**Task prompt:** Copy out the listing that follows, exact in every word, and skip the images.

**Available data:**
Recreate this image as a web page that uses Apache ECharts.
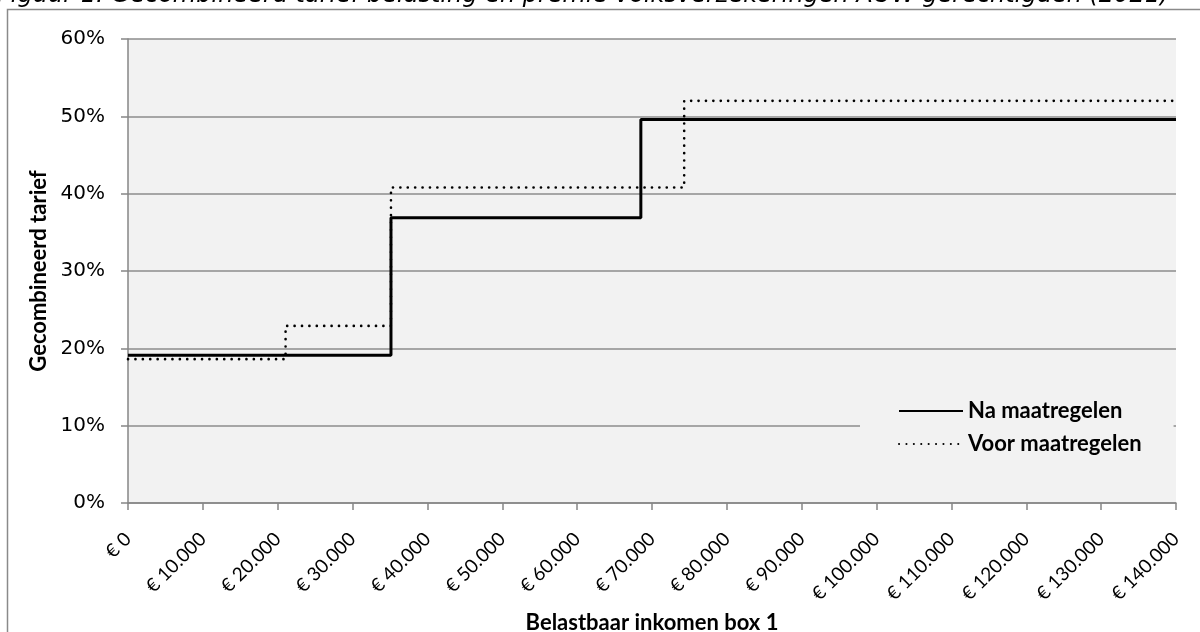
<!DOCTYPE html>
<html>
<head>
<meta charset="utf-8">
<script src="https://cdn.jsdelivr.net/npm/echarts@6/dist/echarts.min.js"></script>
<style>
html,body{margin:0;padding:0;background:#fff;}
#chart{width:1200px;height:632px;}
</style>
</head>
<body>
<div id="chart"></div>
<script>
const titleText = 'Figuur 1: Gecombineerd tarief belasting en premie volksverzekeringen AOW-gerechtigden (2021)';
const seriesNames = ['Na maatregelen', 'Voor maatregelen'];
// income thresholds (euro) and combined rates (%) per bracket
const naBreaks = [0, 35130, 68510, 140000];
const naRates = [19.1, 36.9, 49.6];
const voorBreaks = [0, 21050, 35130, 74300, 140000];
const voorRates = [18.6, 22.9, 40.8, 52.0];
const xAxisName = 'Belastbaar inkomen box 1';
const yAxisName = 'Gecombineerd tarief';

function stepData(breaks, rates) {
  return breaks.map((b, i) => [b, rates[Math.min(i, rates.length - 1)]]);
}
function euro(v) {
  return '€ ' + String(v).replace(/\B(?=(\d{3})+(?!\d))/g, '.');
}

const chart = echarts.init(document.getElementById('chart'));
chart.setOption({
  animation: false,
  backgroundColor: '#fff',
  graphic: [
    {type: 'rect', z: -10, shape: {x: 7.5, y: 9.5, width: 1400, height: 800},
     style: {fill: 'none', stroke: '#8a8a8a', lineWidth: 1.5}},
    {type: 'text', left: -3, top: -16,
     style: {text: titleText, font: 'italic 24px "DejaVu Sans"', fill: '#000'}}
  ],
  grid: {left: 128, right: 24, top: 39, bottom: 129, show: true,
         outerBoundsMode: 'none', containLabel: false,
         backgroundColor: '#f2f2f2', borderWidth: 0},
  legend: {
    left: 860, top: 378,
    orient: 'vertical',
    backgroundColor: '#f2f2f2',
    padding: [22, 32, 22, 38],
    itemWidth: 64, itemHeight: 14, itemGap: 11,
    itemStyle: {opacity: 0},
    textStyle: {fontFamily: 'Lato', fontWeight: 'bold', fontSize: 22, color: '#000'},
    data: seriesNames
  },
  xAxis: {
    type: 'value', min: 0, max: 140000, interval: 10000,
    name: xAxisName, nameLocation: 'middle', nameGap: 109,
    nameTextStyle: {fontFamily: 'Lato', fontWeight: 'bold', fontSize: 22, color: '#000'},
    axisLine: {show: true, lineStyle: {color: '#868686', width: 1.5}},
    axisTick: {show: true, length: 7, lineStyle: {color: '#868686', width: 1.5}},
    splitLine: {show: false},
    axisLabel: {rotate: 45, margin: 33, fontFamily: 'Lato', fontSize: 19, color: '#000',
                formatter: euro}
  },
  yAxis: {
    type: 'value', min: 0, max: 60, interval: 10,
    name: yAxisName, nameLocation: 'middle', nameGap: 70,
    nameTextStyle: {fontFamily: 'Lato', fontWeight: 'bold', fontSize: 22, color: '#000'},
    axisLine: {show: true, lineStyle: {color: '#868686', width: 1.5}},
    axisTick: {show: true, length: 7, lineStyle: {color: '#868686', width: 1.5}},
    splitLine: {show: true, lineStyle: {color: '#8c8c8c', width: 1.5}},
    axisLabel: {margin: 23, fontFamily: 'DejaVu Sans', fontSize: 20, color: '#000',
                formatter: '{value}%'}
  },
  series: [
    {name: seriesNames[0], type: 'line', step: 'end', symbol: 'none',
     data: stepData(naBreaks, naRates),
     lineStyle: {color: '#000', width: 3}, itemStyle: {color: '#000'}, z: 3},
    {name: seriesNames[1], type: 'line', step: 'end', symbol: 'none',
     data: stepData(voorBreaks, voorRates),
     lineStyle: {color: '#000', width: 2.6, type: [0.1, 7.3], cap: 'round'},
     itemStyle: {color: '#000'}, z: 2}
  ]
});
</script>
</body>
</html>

**Full response:**
Recreate this image as a web page that uses Apache ECharts.
<!DOCTYPE html>
<html>
<head>
<meta charset="utf-8">
<script src="https://cdn.jsdelivr.net/npm/echarts@6/dist/echarts.min.js"></script>
<style>
html,body{margin:0;padding:0;background:#fff;}
#chart{width:1200px;height:632px;}
</style>
</head>
<body>
<div id="chart"></div>
<script>
const titleText = 'Figuur 1: Gecombineerd tarief belasting en premie volksverzekeringen AOW-gerechtigden (2021)';
const seriesNames = ['Na maatregelen', 'Voor maatregelen'];
// income thresholds (euro) and combined rates (%) per bracket
const naBreaks = [0, 35130, 68510, 140000];
const naRates = [19.1, 36.9, 49.6];
const voorBreaks = [0, 21050, 35130, 74300, 140000];
const voorRates = [18.6, 22.9, 40.8, 52.0];
const xAxisName = 'Belastbaar inkomen box 1';
const yAxisName = 'Gecombineerd tarief';

function stepData(breaks, rates) {
  return breaks.map((b, i) => [b, rates[Math.min(i, rates.length - 1)]]);
}
function euro(v) {
  return '€ ' + String(v).replace(/\B(?=(\d{3})+(?!\d))/g, '.');
}

const chart = echarts.init(document.getElementById('chart'));
chart.setOption({
  animation: false,
  backgroundColor: '#fff',
  graphic: [
    {type: 'rect', z: -10, shape: {x: 7.5, y: 9.5, width: 1400, height: 800},
     style: {fill: 'none', stroke: '#8a8a8a', lineWidth: 1.5}},
    {type: 'text', left: -3, top: -16,
     style: {text: titleText, font: 'italic 24px "DejaVu Sans"', fill: '#000'}}
  ],
  grid: {left: 128, right: 24, top: 39, bottom: 129, show: true,
         outerBoundsMode: 'none', containLabel: false,
         backgroundColor: '#f2f2f2', borderWidth: 0},
  legend: {
    left: 860, top: 378,
    orient: 'vertical',
    backgroundColor: '#f2f2f2',
    padding: [22, 32, 22, 38],
    itemWidth: 64, itemHeight: 14, itemGap: 11,
    itemStyle: {opacity: 0},
    textStyle: {fontFamily: 'Lato', fontWeight: 'bold', fontSize: 22, color: '#000'},
    data: seriesNames
  },
  xAxis: {
    type: 'value', min: 0, max: 140000, interval: 10000,
    name: xAxisName, nameLocation: 'middle', nameGap: 109,
    nameTextStyle: {fontFamily: 'Lato', fontWeight: 'bold', fontSize: 22, color: '#000'},
    axisLine: {show: true, lineStyle: {color: '#868686', width: 1.5}},
    axisTick: {show: true, length: 7, lineStyle: {color: '#868686', width: 1.5}},
    splitLine: {show: false},
    axisLabel: {rotate: 45, margin: 33, fontFamily: 'Lato', fontSize: 19, color: '#000',
                formatter: euro}
  },
  yAxis: {
    type: 'value', min: 0, max: 60, interval: 10,
    name: yAxisName, nameLocation: 'middle', nameGap: 70,
    nameTextStyle: {fontFamily: 'Lato', fontWeight: 'bold', fontSize: 22, color: '#000'},
    axisLine: {show: true, lineStyle: {color: '#868686', width: 1.5}},
    axisTick: {show: true, length: 7, lineStyle: {color: '#868686', width: 1.5}},
    splitLine: {show: true, lineStyle: {color: '#8c8c8c', width: 1.5}},
    axisLabel: {margin: 23, fontFamily: 'DejaVu Sans', fontSize: 20, color: '#000',
                formatter: '{value}%'}
  },
  series: [
    {name: seriesNames[0], type: 'line', step: 'end', symbol: 'none',
     data: stepData(naBreaks, naRates),
     lineStyle: {color: '#000', width: 3}, itemStyle: {color: '#000'}, z: 3},
    {name: seriesNames[1], type: 'line', step: 'end', symbol: 'none',
     data: stepData(voorBreaks, voorRates),
     lineStyle: {color: '#000', width: 2.6, type: [0.1, 7.3], cap: 'round'},
     itemStyle: {color: '#000'}, z: 2}
  ]
});
</script>
</body>
</html>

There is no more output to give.